Jämtland ist eine Provinz in Nordschweden an der Grenze zu Norwegen. Es liegt am 63. Breitengrad Nord. Auf einen Quadratkilometer kommen lediglich 3,5 Einwohner, doch mehr als die Hälfte der 118.000 Jämtländer lebt allein in den größten Städten Östersund und Strömsund. Jämtlands Touristeninformation spricht nicht bloß von der Wintersaison, sondern vom Winterhalbjahr: Jämtland ist ein Paradies, aber ein einsames und überwiegend kaltes.

In früheren Zeiten blieb den Jämtländern während der langen kalten Winterabende genügend Muße für melancholische Lieder, aber auch für Tänze von überbordender Fröhlichkeit, mit denen der kurze Sommer umso heftiger gefeiert wurde. "Das ist das Schöne und gleichzeit Typische an der alten Musik, die wir spielen", erläutert Janne Strömstedt, Harmoniumspieler des berühmten Folk-Trios Triakel, "wenn sie düster ist, dann ist sie richtig düster, und wenn sie fröhlich ist, dann ist sie richtig fröhlich".

Triakel gehört zu Schwedens erfolgreichsten Folkloregruppen mit internationalem Renomee. Neben Strömstedt gehören Sängerin Emma Härdelin und Fiddler Kjell-Erik Erikson zur Besetzung, die sich seit knapp zehn Jahren um die (Wieder)entdeckung alter schwedischer Tänze und Weisen verdient macht. Wie der Österreicher Hubert von Goisern mit seinem Projekt "Trad", so entstauben auch Triakel behutsam und voller Respekt vor den Originalen, aber auch mit einer klaren Vorstellung von der Bedeutung der Lieder für die Gegenwart, längst Vergessenes und geben den Schweden, aber auch anderen, die Perlen der Volkskultur zurück.

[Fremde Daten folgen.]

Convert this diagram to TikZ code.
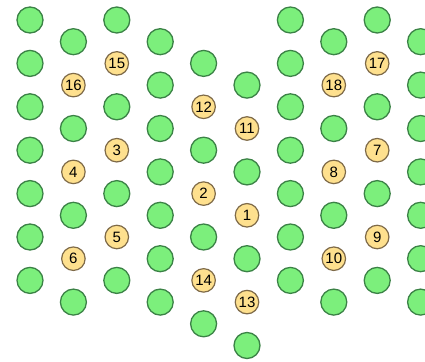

Die Lektüre der ausführlichen Linernotes zu ihrer dritten CD "Sånger från 63°N" macht deutlich, dass die meisten der sechzehn Lieder zwar aus Jämtland stammen oder dort über Generationen und Jahrhunderte gesungen wurden, aber in der Regel auch in anderen Regionen Nord- und Mitteleuropas vorkamen; so etwa der zweite Titel "N'lars och n'mas", den sie aus verschiedenen Versionen, wie sie nicht nur in unterschiedlichen Regionen Schwedens, sondern auch Norwegens und Dänemarks gesungen worden waren. "Manchmal muss man richtig puzzeln, um eine vortragbare Version zu kreieren", schreibt das Trio, doch die Detailarbeit ist eine lohnende. Im Ergebnis führt sie nicht nur zur Bewahrung, sondern auch zur Belebung und Erneuerung von Traditionen, Volksweisen und -weisheiten. Wie schreibt das Trio richtigerweise selbst: "So entsteht ein ganz spezielles Gefühl, das mühelos Generationen und Landesgrenzen überwindet."